Dias se défend : il affirme que Hirsch n’est pas un expert en physique des hautes pressions, ajoutant qu’il a l’habitude d’affirmer que la théorie BCS — sur laquelle repose la supraconductivité et lauréate du prix Nobel — est incorrecte. « Hirsch harcèle sans relâche les chercheurs en supraconductivité », dit-il. « Cela signifie que je suis motivé à examiner attentivement les preuves expérimentales et à les juger sur leurs mérites, au lieu de supposer qu’elles sont susceptibles d’être correctes parce que la théorie BCS prédit qu’elles le sont », rétorque Hirsch.
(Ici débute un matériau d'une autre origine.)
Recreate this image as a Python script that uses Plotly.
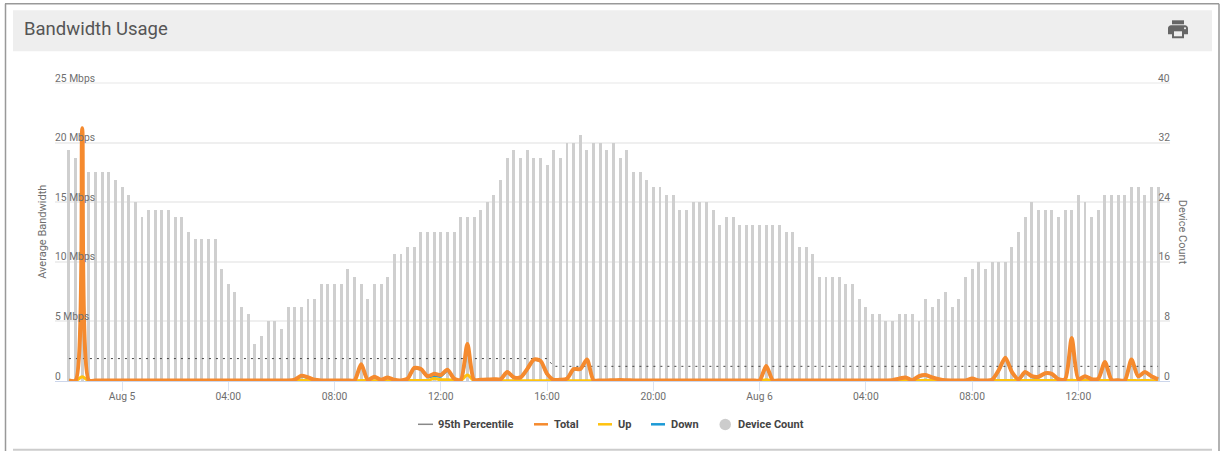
import re
import pandas as pd
import plotly.graph_objects as go

# Sample times: one reading every 15 minutes
times = pd.date_range("2021-08-04 22:00", periods=165, freq="15min")

device_count = [
    31, 30, 27, 28, 28, 28, 28, 27, 26, 25, 24, 22, 23, 23, 23, 23, 22, 22, 20, 19,
    19, 19, 19, 15, 13, 12, 10, 9, 5, 6, 8, 8, 7, 10, 10, 10, 11, 11, 13, 13,
    13, 13, 15, 14, 13, 11, 13, 13, 14, 17, 17, 18, 18, 20, 20, 20, 20, 20, 20, 22,
    22, 22, 23, 24, 25, 27, 30, 31, 30, 31, 30, 30, 29, 31, 30, 32, 32, 33, 31, 32,
    32, 31, 32, 30, 31, 28, 28, 27, 26, 26, 25, 25, 23, 23, 24, 24, 24, 23, 21, 22,
    22, 21, 21, 21, 21, 21, 21, 21, 20, 20, 18, 18, 17, 14, 14, 14, 14, 13, 13, 11,
    10, 9, 9, 8, 8, 9, 9, 9, 8, 11, 10, 11, 12, 10, 11, 14, 15, 16, 15, 16,
    16, 16, 18, 20, 22, 24, 23, 23, 23, 22, 23, 23, 25, 24, 22, 23, 25, 25, 25, 25,
    26, 26, 25, 26, 26,
]

total_mbps = [
    0.05, 0.05, 21.2, 0.05, 0.05, 0.05, 0.05, 0.05, 0.05, 0.05,
    0.05, 0.05, 0.05, 0.05, 0.05, 0.05, 0.05, 0.05, 0.05, 0.05,
    0.05, 0.05, 0.05, 0.05, 0.05, 0.05, 0.05, 0.05, 0.05, 0.05,
    0.05, 0.05, 0.05, 0.05, 0.12, 0.45, 0.3, 0.1, 0.05, 0.05,
    0.05, 0.05, 0.05, 0.05, 1.4, 0.1, 0.35, 0.1, 0.3, 0.1,
    0.05, 0.2, 1.1, 1.0, 0.4, 0.6, 0.5, 0.95, 0.2, 0.1,
    3.1, 0.1, 0.1, 0.12, 0.15, 0.15, 0.75, 0.3, 0.3, 1.0,
    1.8, 1.7, 0.6, 0.1, 0.1, 0.2, 1.0, 1.0, 1.8, 0.06,
    0.05, 0.05, 0.06, 0.08, 0.06, 0.05, 0.05, 0.05, 0.05, 0.05,
    0.05, 0.05, 0.05, 0.05, 0.05, 0.05, 0.05, 0.05, 0.05, 0.05,
    0.05, 0.05, 0.05, 0.05, 0.05, 1.25, 0.05, 0.05, 0.05, 0.05,
    0.05, 0.05, 0.05, 0.05, 0.05, 0.05, 0.05, 0.05, 0.05, 0.05,
    0.05, 0.05, 0.05, 0.05, 0.07, 0.2, 0.3, 0.07, 0.4, 0.5,
    0.3, 0.15, 0.06, 0.05, 0.05, 0.05, 0.2, 0.05, 0.05, 0.1,
    0.9, 1.95, 0.75, 0.15, 0.75, 0.4, 0.35, 0.65, 0.6, 0.15,
    0.15, 3.6, 0.15, 0.4, 0.15, 0.2, 1.6, 0.1, 0.06, 0.06,
    1.8, 0.4, 0.75, 0.4, 0.15,
]

up_mbps = [
    0.02, 0.02, 0.35, 0.02, 0.02, 0.02, 0.02, 0.02, 0.02, 0.02,
    0.02, 0.02, 0.02, 0.02, 0.02, 0.02, 0.02, 0.02, 0.02, 0.02,
    0.02, 0.02, 0.02, 0.02, 0.02, 0.02, 0.02, 0.02, 0.02, 0.02,
    0.02, 0.02, 0.02, 0.02, 0.03, 0.06, 0.05, 0.03, 0.02, 0.02,
    0.02, 0.02, 0.02, 0.02, 0.04, 0.03, 0.03, 0.03, 0.03, 0.03,
    0.03, 0.03, 0.05, 0.05, 0.05, 0.2, 0.1, 0.1, 0.05, 0.05,
    0.5, 0.03, 0.03, 0.03, 0.03, 0.03, 0.03, 0.03, 0.03, 0.03,
    0.03, 0.03, 0.03, 0.03, 0.03, 0.03, 0.03, 0.03, 0.03, 0.02,
    0.02, 0.02, 0.02, 0.02, 0.02, 0.02, 0.02, 0.02, 0.02, 0.02,
    0.02, 0.02, 0.02, 0.02, 0.02, 0.02, 0.02, 0.02, 0.02, 0.02,
    0.02, 0.02, 0.02, 0.02, 0.02, 0.1, 0.02, 0.02, 0.02, 0.02,
    0.02, 0.02, 0.02, 0.02, 0.02, 0.02, 0.02, 0.02, 0.02, 0.02,
    0.02, 0.02, 0.02, 0.02, 0.02, 0.03, 0.05, 0.02, 0.04, 0.06,
    0.04, 0.03, 0.02, 0.02, 0.02, 0.02, 0.03, 0.02, 0.02, 0.03,
    0.05, 0.05, 0.05, 0.03, 0.05, 0.04, 0.04, 0.04, 0.04, 0.03,
    0.03, 0.06, 0.03, 0.04, 0.03, 0.03, 0.05, 0.03, 0.02, 0.02,
    0.05, 0.03, 0.04, 0.03, 0.03,
]

down_mbps = [max(t - u, 0) for t, u in zip(total_mbps, up_mbps)]

# 95th percentile steps down once the earlier burst leaves the window
percentile_mbps = [1.88] * 73 + [1.23] * 92

x_tick_times = ["2021-08-05 00:00", "2021-08-05 04:00", "2021-08-05 08:00", "2021-08-05 12:00",
                "2021-08-05 16:00", "2021-08-05 20:00", "2021-08-06 00:00", "2021-08-06 04:00",
                "2021-08-06 08:00", "2021-08-06 12:00"]
x_tick_labels = ["Aug 5", "04:00", "08:00", "12:00", "16:00", "20:00", "Aug 6", "04:00", "08:00", "12:00"]
bandwidth_ticks = [5, 10, 15, 20]
bandwidth_labels = ["5 Mbps", "10 Mbps", "15 Mbps", "20 Mbps"]
device_ticks = [8, 16, 24, 32]

TOTAL = "#F58A2E"
UP = "#FFC20E"
DOWN = "#1C9AD6"
BAR = "#CFCFCF"
TICK = "#6E6E6E"
FONT = "Roboto"
SMOOTH = 0.7

# Plot box in page pixels; furniture around it is placed relative to this
W, H = 1222, 451
LEFT, RIGHT, TOP, BOTTOM = 55, 1170, 82.7, 380.7


def px(x):
    return (x - LEFT) / (RIGHT - LEFT)


def py(y):
    return (BOTTOM - y) / (BOTTOM - TOP)


def box(x0, y0, x1, y1, fill=None, line=None, width=0, layer="below"):
    return dict(type="rect", xref="paper", yref="paper", x0=px(x0), x1=px(x1), y0=py(y0), y1=py(y1),
                fillcolor=fill, line=dict(color=line, width=width), layer=layer)


def seg(x0, y0, x1, y1, color, width, layer="above"):
    return dict(type="line", xref="paper", yref="paper", x0=px(x0), x1=px(x1), y0=py(y0), y1=py(y1),
                line=dict(color=color, width=width), layer=layer)


def icon_path(d, ox, oy):
    """Translate an absolute M/L/H/V/C/Z icon path into paper coordinates."""
    out = []
    for cmd, args in re.findall(r"([MLHVCZ])([^MLHVCZ]*)", d):
        nums = [float(n) for n in args.split()]
        if cmd == "H":
            vals = [px(ox + n) for n in nums]
        elif cmd == "V":
            vals = [py(oy + n) for n in nums]
        else:
            vals = [px(ox + n) if k % 2 == 0 else py(oy + n) for k, n in enumerate(nums)]
        out.append(cmd + " ".join(f"{v:.5f}" for v in vals))
    return "".join(out)


def icon(d, fill):
    return dict(type="path", xref="paper", yref="paper", path=icon_path(d, 1166, 17),
                fillcolor=fill, line=dict(width=0), layer="above")


def label(x, y, text, size, color, bold=False, anchor="left", angle=0):
    return dict(xref="paper", yref="paper", x=px(x), y=py(y), text=f"<b>{text}</b>" if bold else text,
                showarrow=False, xanchor=anchor, yanchor="middle", textangle=angle,
                font=dict(family=FONT, size=size, color=color))


def end_tick(value, text, axis, x, anchor):
    """Tick label for the first and last tick, which sit past the plot edge once lifted."""
    return dict(xref="paper", yref=axis, x=px(x), y=value, yshift=5, text=text, showarrow=False,
                xanchor=anchor, yanchor="middle", font=dict(family=FONT, size=10.3, color=TICK))


fig = go.Figure()
fig.add_bar(x=times, y=device_count, name="Device Count", yaxis="y2", marker=dict(color=BAR, line_width=0),
            width=400000, showlegend=False)
fig.add_scatter(x=times, y=percentile_mbps, name="95th Percentile", mode="lines",
                line=dict(color="#444444", width=1, dash="2px,5px"), showlegend=False)
fig.add_scatter(x=times, y=down_mbps, name="Down", mode="lines",
                line=dict(color=DOWN, width=2.5, shape="spline", smoothing=SMOOTH), cliponaxis=False, showlegend=False)
fig.add_scatter(x=times, y=up_mbps, name="Up", mode="lines",
                line=dict(color=UP, width=3, shape="spline", smoothing=SMOOTH), cliponaxis=False, showlegend=False)
fig.add_scatter(x=times, y=total_mbps, name="Total", mode="lines",
                line=dict(color=TOTAL, width=4, shape="spline", smoothing=SMOOTH), cliponaxis=False, showlegend=False)

shapes = [
    box(13, 10, 1212, 51, fill="#EEEEEE"),
    seg(LEFT, TOP, RIGHT, TOP, "#EFEFEF", 1.5, layer="below"),
    seg(5.5, 3.5, 5.5, 451, "#999999", 1.5),
    seg(5, 3.5, 1219, 3.5, "#999999", 1.5),
    seg(1219, 3.5, 1219, 451, "#999999", 1.5),
    seg(13, 449.5, 1212, 449.5, "#CCCCCC", 2),
    icon("M19 8 H5 C3.34 8 2 9.34 2 11 V17 H6 V21 H18 V17 H22 V11 C22 9.34 20.66 8 19 8 Z", "#666666"),
    icon("M18 3 H6 V7 H18 Z", "#666666"),
    icon("M16 19 H8 V14 H16 Z", "#EEEEEE"),
    icon("M19 10 C18.45 10 18 10.45 18 11 C18 11.55 18.45 12 19 12 C19.55 12 20 11.55 20 11 C20 10.45 19.55 10 19 10 Z",
         "#EEEEEE"),
    # Legend keys
    seg(418, 424, 433, 424, "#888888", 1.5),
    seg(534, 424, 548, 424, TOTAL, 2.5),
    seg(598, 424, 612, 424, UP, 2.5),
    seg(651, 424, 665, 424, DOWN, 2.5),
    dict(type="circle", xref="paper", yref="paper", x0=px(719.5), x1=px(731), y0=py(418.5), y1=py(430),
         fillcolor="#CCCCCC", line=dict(width=0), layer="above"),
]

annotations = [
    label(22, 28.5, "Bandwidth Usage", 18.5, "#555555"),
    label(42.5, 232, "Average Bandwidth", 11, TICK, angle=-90, anchor="center"),
    label(1182.5, 232, "Device Count", 11, TICK, angle=90, anchor="center"),
    label(436, 424, "95th Percentile", 11, "#444444", bold=True),
    label(552, 424, "Total", 11, "#444444", bold=True),
    label(616, 424, "Up", 11, "#444444", bold=True),
    label(669, 424, "Down", 11, "#444444", bold=True),
    label(736, 424, "Device Count", 11, "#444444", bold=True),
    end_tick(0, "0", "y", 53, "left"),
    end_tick(25, "25 Mbps", "y", 53, "left"),
    end_tick(0, "0", "y2", 1172, "right"),
    end_tick(40, "40", "y2", 1172, "right"),
]

sample = pd.Timedelta(minutes=15)
fig.update_layout(
    width=W, height=H, autosize=False,
    margin=dict(l=LEFT, r=W - RIGHT, t=TOP, b=H - BOTTOM, pad=0),
    paper_bgcolor="white", plot_bgcolor="white",
    font=dict(family=FONT, size=10, color=TICK),
    showlegend=False, bargap=0, shapes=shapes, annotations=annotations,
    xaxis=dict(type="date", range=[times[0] - 2.1 * sample, times[0] + 165.8 * sample],
               tickmode="array", tickvals=x_tick_times, ticktext=x_tick_labels, ticks="outside", ticklen=9,
               tickcolor="#DCE3F0", tickwidth=1, showgrid=False, zeroline=False, ticklabelstandoff=-3,
               showline=True, linecolor="#CCD6EB", linewidth=1, tickfont=dict(size=10.3, color=TICK)),
    yaxis=dict(range=[0, 25], overlaying="y2", side="left", tickmode="array", tickvals=bandwidth_ticks,
               ticktext=bandwidth_labels, ticklabelposition="inside", ticklabelshift=-5, ticklabelstandoff=-3,
               showgrid=False, zeroline=False, showline=False, ticks="",
               tickfont=dict(size=10.3, color=TICK)),
    yaxis2=dict(range=[0, 40], side="right", tickmode="array", tickvals=device_ticks,
                ticklabelposition="inside", ticklabelshift=-5, ticklabelstandoff=-3, showgrid=True,
                gridcolor="#EFEFEF", gridwidth=1.5, zeroline=False, showline=False, ticks="",
                tickfont=dict(size=10.3, color=TICK)),
)

fig.write_html("out.html", config=dict(displayModeBar=False))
Dans une prépublication publiée le 4 octobre sur Research Square, le chimiste Vasily Minkov — qui soutient le travail de Dias — et son équipe de l’Institut de chimie Max Planck, rapportent avoir créé des DAC sans matériaux magnétiques, ce qui leur a permis de mesurer l’effet Meissner dans deux gros échantillons d’hydrures (H3S et LaH10) : ils auraient ainsi apporté la toute première « preuve sans ambiguïté » que la supraconductivité dans les hydrures est bien réelle. Mais ces résultats sont à nouveau mis en doute par Hirsch qui qualifie cette nouvelle analyse de « profondément imparfaite », remettant complètement en cause la supraconductivité des hydrures sous haute pression.

Même si les hydrures ont révolutionné la supraconductivité en augmentant la Tc, ces matériaux ne peuvent être fabriqués qu’en quantités infimes et nécessitent aujourd’hui des pressions beaucoup trop élevées pour envisager un usage pratique. C’est pourquoi la supraconductivité à température ambiante suscite tant d’intérêt. Mais tant que le sujet sera soumis à controverse, il y a peu de chance que les scientifiques parviennent à créer des supraconducteurs à température et pression ambiantes.